Hong Kong Proposal Makes Director Identification Harder
Hong Kong proposed amendments that would make tracing the personal details of company directors in the city more difficult, amid increased scrutiny of the wealth held by Hong Kong and Chinese officials and their families.
The proposal would obscure the residential addresses and full identification numbers of a company’s directors to the public from the first quarter next year, according to a document submitted to the Legislative Council. Individuals can also apply to have these personal details blocked on historical filings.
“It’s counter to the principles of freedom of speech, freedom of the media and transparency,” David Webb, the founder of corporate-governance website Webb-site.com, said of the proposed limitation on the disclosure of ID numbers. “In terms of exposing corruption, it does make it harder to identify people when you don’t have an ID number that can be tracked across different databases.”
The Hong Kong-based Apple Daily newspaper reported the development yesterday. The article said reporters used company registry documents to discover the link between Secretary for Development Paul Chan and a company that subdivided an apartment.

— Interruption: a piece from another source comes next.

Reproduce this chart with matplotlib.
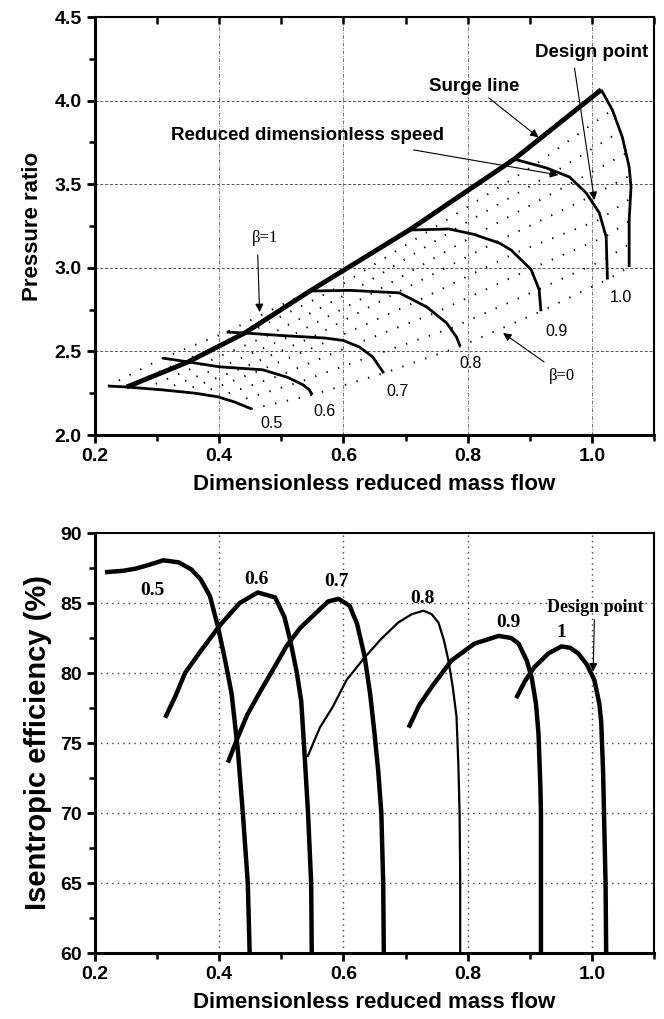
import matplotlib
matplotlib.use("Agg")
import matplotlib.pyplot as plt
from matplotlib.ticker import MultipleLocator

# ---- top: pressure ratio map ----
surge_x = [0.251, 0.35, 0.441, 0.546, 0.706, 0.875, 1.015]
surge_y = [2.287, 2.437, 2.61, 2.861, 3.226, 3.65, 4.065]

speed_lines = {
    "0.5": ([0.221, 0.251, 0.308, 0.361, 0.398, 0.425, 0.452],
            [2.293, 2.287, 2.27, 2.25, 2.228, 2.197, 2.156]),
    "0.6": ([0.309, 0.35, 0.40, 0.47, 0.51, 0.535, 0.545, 0.55],
            [2.46, 2.437, 2.408, 2.39, 2.345, 2.30, 2.27, 2.24]),
    "0.7": ([0.412, 0.441, 0.50, 0.57, 0.60, 0.626, 0.647, 0.665],
            [2.616, 2.61, 2.595, 2.58, 2.565, 2.526, 2.467, 2.37]),
    "0.8": ([0.546, 0.61, 0.69, 0.734, 0.766, 0.782, 0.788],
            [2.861, 2.865, 2.85, 2.766, 2.67, 2.586, 2.53]),
    "0.9": ([0.706, 0.77, 0.81, 0.851, 0.87, 0.902, 0.915, 0.918],
            [3.226, 3.232, 3.20, 3.148, 3.106, 2.99, 2.87, 2.74]),
    "0.95": ([0.875, 0.927, 0.964, 0.991, 1.012, 1.023, 1.025],
             [3.65, 3.597, 3.543, 3.447, 3.328, 3.184, 2.93]),
    "1.0": ([1.015, 1.033, 1.049, 1.06, 1.063, 1.06, 1.06],
            [4.065, 3.944, 3.782, 3.603, 3.483, 3.286, 3.005]),
}

# beta lines, from beta=1 (first) to beta=0 (last)
beta_x = [
    [0.221, 0.309, 0.412, 0.546, 0.706, 0.875, 1.015],
    [0.250, 0.341, 0.4465, 0.581, 0.7416, 0.9085, 1.033],
    [0.280, 0.3725, 0.481, 0.616, 0.777, 0.941, 1.046],
    [0.309, 0.403, 0.515, 0.651, 0.812, 0.972, 1.055],
    [0.339, 0.4355, 0.549, 0.685, 0.8455, 0.995, 1.061],
    [0.368, 0.467, 0.5835, 0.717, 0.875, 1.013, 1.062],
    [0.397, 0.499, 0.617, 0.746, 0.901, 1.0225, 1.06],
    [0.425, 0.528, 0.645, 0.7745, 0.915, 1.024, 1.06],
    [0.452, 0.55, 0.665, 0.788, 0.918, 1.025, 1.06],
]
beta_y = [
    [2.293, 2.46, 2.616, 2.861, 3.226, 3.65, 4.065],
    [2.287, 2.442, 2.609, 2.863, 3.23, 3.616, 3.945],
    [2.278, 2.424, 2.600, 2.864, 3.226, 3.575, 3.817],
    [2.270, 2.407, 2.592, 2.857, 3.197, 3.516, 3.685],
    [2.259, 2.398, 2.584, 2.850, 3.154, 3.421, 3.551],
    [2.246, 2.389, 2.574, 2.798, 3.086, 3.289, 3.415],
    [2.227, 2.358, 2.541, 2.728, 2.993, 3.188, 3.278],
    [2.197, 2.315, 2.472, 2.641, 2.872, 3.056, 3.142],
    [2.156, 2.24, 2.37, 2.53, 2.74, 2.93, 3.005],
]

speed_labels = ["0.5", "0.6", "0.7", "0.8", "0.9", "1.0"]
speed_label_x = [0.484, 0.57, 0.687, 0.804, 0.943, 1.047]
speed_label_y = [2.07, 2.14, 2.26, 2.43, 2.62, 2.82]

# ---- bottom: efficiency ----
eff_lines = {
    "0.5": ([0.216, 0.245, 0.265, 0.285, 0.31, 0.335, 0.355, 0.37, 0.385, 0.398,
             0.41, 0.42, 0.43, 0.438, 0.446, 0.449],
            [87.2, 87.3, 87.45, 87.7, 88.05, 87.9, 87.4, 86.7, 85.5, 83.3,
             80.8, 78.5, 74.5, 70, 65, 60]),
    "0.6": ([0.313, 0.33, 0.345, 0.369, 0.401, 0.433, 0.462, 0.49, 0.505, 0.515,
             0.525, 0.532, 0.537, 0.543, 0.548, 0.549],
            [76.8, 78.4, 80.0, 81.5, 83.4, 85.0, 85.75, 85.4, 84.0, 82.2,
             80, 78, 74.5, 70, 65, 60]),
    "0.7": ([0.414, 0.428, 0.445, 0.465, 0.49, 0.508, 0.53, 0.556, 0.575, 0.592,
             0.61, 0.622, 0.634, 0.643, 0.65, 0.656, 0.661, 0.664, 0.665],
            [73.6, 75.2, 77.0, 78.6, 80.5, 81.9, 83.2, 84.3, 85.1, 85.3,
             84.8, 83.5, 81.2, 78.5, 75.7, 73, 70, 65, 60]),
    "0.8": ([0.542, 0.562, 0.583, 0.605, 0.634, 0.66, 0.688, 0.71, 0.729, 0.742,
             0.753, 0.762, 0.769, 0.776, 0.782, 0.785, 0.787, 0.788, 0.788],
            [74.0, 76.1, 77.6, 79.5, 81.1, 82.4, 83.6, 84.2, 84.45, 84.2,
             83.6, 82.3, 80.9, 79, 76.9, 73.5, 70, 65, 60]),
    "0.9": ([0.705, 0.722, 0.742, 0.774, 0.811, 0.85, 0.87, 0.882, 0.895, 0.903,
             0.91, 0.914, 0.917, 0.918, 0.918, 0.918],
            [76.1, 77.7, 79.0, 80.9, 82.1, 82.65, 82.5, 82.1, 80.9, 79.7,
             77.8, 75.7, 72, 70, 65, 60]),
    "1": ([0.878, 0.892, 0.907, 0.93, 0.951, 0.965, 0.978, 0.992, 1.004, 1.012,
           1.015, 1.018, 1.02, 1.022, 1.023],
          [78.2, 79.4, 80.4, 81.4, 81.9, 81.8, 81.4, 80.6, 79.5, 77.8,
           76.5, 73, 69.0, 65, 60]),
}
eff_label_x = [0.293, 0.46, 0.588, 0.727, 0.866, 0.951]
eff_label_y = [85.9, 86.7, 86.5, 85.3, 83.6, 82.9]

sans = ["Liberation Sans", "DejaVu Sans"]
serif = ["Liberation Serif", "DejaVu Serif"]

fig = plt.figure(figsize=(6.64, 10.19), dpi=100)
ax1 = fig.add_axes([95 / 664, 1 - 435 / 1019, 559 / 664, 418 / 1019])
ax2 = fig.add_axes([95 / 664, 1 - 953 / 1019, 559 / 664, 420 / 1019])


def style_axes(ax):
    ax.set_xlim(0.2, 1.1)
    ax.xaxis.set_major_locator(MultipleLocator(0.2))
    ax.xaxis.set_minor_locator(MultipleLocator(0.1))
    for s in ["left", "bottom"]:
        ax.spines[s].set_linewidth(2.2)
    for s in ["top", "right"]:
        ax.spines[s].set_linewidth(1.5)
    ax.tick_params(which="major", direction="out", length=6, width=2,
                   labelsize=14)
    ax.tick_params(which="minor", direction="out", length=4, width=1.8)
    for lab in ax.get_xticklabels() + ax.get_yticklabels():
        lab.set_fontfamily(sans)
        lab.set_fontweight("bold")


arrow = dict(arrowstyle="-|>", lw=0.8, color="k", mutation_scale=12,
             shrinkA=0, shrinkB=0)

# ---------- top ----------
ax1.set_ylim(2.0, 4.5)
ax1.yaxis.set_major_locator(MultipleLocator(0.5))
ax1.yaxis.set_minor_locator(MultipleLocator(0.25))
for xv in [0.4, 0.6, 0.8, 1.0]:
    ax1.axvline(xv, color="#777777", lw=0.7, ls=(0, (4, 1.5, 1, 1.5)), zorder=0)
for yv in [2.5, 3.0, 3.5, 4.0]:
    ax1.axhline(yv, color="#555555", lw=0.7, ls=(0, (3, 2)), zorder=0)

for bx, by in zip(beta_x, beta_y):
    ax1.plot(bx, by, color="k", lw=1.4, ls=(0, (0.7, 5.5)), zorder=1)
for name, (sx, sy) in speed_lines.items():
    ax1.plot(sx, sy, color="k", lw=2.0, solid_capstyle="butt",
             solid_joinstyle="round", zorder=2)
ax1.plot(surge_x, surge_y, color="k", lw=3.5, solid_capstyle="butt",
         solid_joinstyle="round", zorder=3)

for t, x, y in zip(speed_labels, speed_label_x, speed_label_y):
    ax1.text(x, y, t, ha="center", va="center", fontsize=11.5, family=sans)

ax1.annotate("Surge line", xy=(0.914, 3.78), xytext=(0.811, 4.033),
             arrowprops=arrow, ha="center", va="bottom", fontsize=13.5,
             fontweight="bold", family=sans)
ax1.annotate("", xy=(1.004, 3.405), xytext=(0.972, 4.195), arrowprops=arrow)
ax1.text(0.908, 4.29, "Design point", ha="left", va="center", fontsize=13.5,
         fontweight="bold", family=sans, clip_on=False)
ax1.annotate("", xy=(0.946, 3.555), xytext=(0.713, 3.705), arrowprops=arrow)
ax1.text(0.322, 3.794, "Reduced dimensionless speed", ha="left", va="center",
         fontsize=13.5, fontweight="bold", family=sans)
ax1.annotate("", xy=(0.465, 2.735), xytext=(0.462, 3.077), arrowprops=arrow)
ax1.text(0.473, 3.178, "β=1", ha="center", va="center", fontsize=12,
         family=serif)
ax1.annotate("", xy=(0.857, 2.61), xytext=(0.923, 2.437), arrowprops=arrow)
ax1.text(0.951, 2.35, "β=0", ha="center", va="center", fontsize=12,
         family=serif)

ax1.set_xlabel("Dimensionless reduced mass flow", fontsize=16,
               fontweight="bold", family=sans, labelpad=6)
ax1.set_ylabel("Pressure ratio", fontsize=16, fontweight="bold", family=sans,
               labelpad=8)
style_axes(ax1)
ax1.tick_params(axis="x", which="both", top=True)
# top ticks pointing inward
for tl in ax1.xaxis.get_major_ticks() + ax1.xaxis.get_minor_ticks():
    tl.tick2line.set_marker(3)
    tl.tick2line.set_markersize(5)
    tl.tick2line.set_markeredgewidth(1.8)

# ---------- bottom ----------
ax2.set_ylim(60, 90)
ax2.yaxis.set_major_locator(MultipleLocator(5))
ax2.yaxis.set_minor_locator(MultipleLocator(2.5))
for xv in [0.4, 0.6, 0.8, 1.0]:
    ax2.axvline(xv, color="#444444", lw=1.0, ls=(0, (1, 3)), zorder=0)
for yv in [65, 70, 75, 80, 85]:
    ax2.axhline(yv, color="#444444", lw=1.0, ls=(0, (1, 3)), zorder=0)

for name, (ex, ey) in eff_lines.items():
    lw = 1.6 if name == "0.8" else 3.2
    ax2.plot(ex, ey, color="k", lw=lw, solid_capstyle="butt",
             solid_joinstyle="round", zorder=2)

for t, x, y in zip(list(eff_lines.keys()), eff_label_x, eff_label_y):
    ax2.text(x, y, t, ha="center", va="center", fontsize=14,
             fontweight="bold", family=serif)
ax2.annotate("", xy=(1.002, 80.1), xytext=(1.004, 83.8), arrowprops=arrow)
ax2.text(1.006, 84.7, "Design point", ha="center", va="center", fontsize=13,
         fontweight="bold", family=serif)

ax2.set_xlabel("Dimensionless reduced mass flow", fontsize=16,
               fontweight="bold", family=sans, labelpad=6)
ax2.set_ylabel("Isentropic efficiency (%)", fontsize=21, fontweight="bold",
               family=sans, labelpad=6)
style_axes(ax2)

fig.savefig("out.png", dpi=100)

Calls made to the Legislative Council, the Financial Services and the Treasury Bureau, and the Companies Registry were not answered outside business hours yesterday.
The new limitations, put forward by the Financial Services and the Treasury Bureau and the city’s Companies Registry, were proposed in November as part of a consultation document for subsidiary legislation to a new Companies Ordinance.
The proposed amendment to the transparency of company filings in Hong Kong comes amid growing media scrutiny of the assets of China’s leaders. In a statement, the Hong Kong-based Journalism Educators for Press Freedom group called for the amendment to be withdrawn.
“From a single residential address, journalists can discover leads that help them to uncover facts and untangle webs of interconnections and show the bigger picture,” the group said. “To cut off this channel of discovery is to seriously stifle an important source of information for journalists.”
Bloomberg News last year relied on Hong Kong and Chinese identity card numbers contained in filings to chart the business relationships and assets of the families of China’s incoming president, Xi Jinping, ousted Politburo member Bo Xilai and the descendants of veteran revolutionaries, known as the Eight Immortals, who ran China after the death of Mao Zedong in 1976. The New York Times traced assets owned by the family of outgoing Premier Wen Jiabao, also with the help of Hong Kong records, according to an October article.
All Hong Kong residents 11 years old and above are required to register for an identity card, according to the city’s immigration department.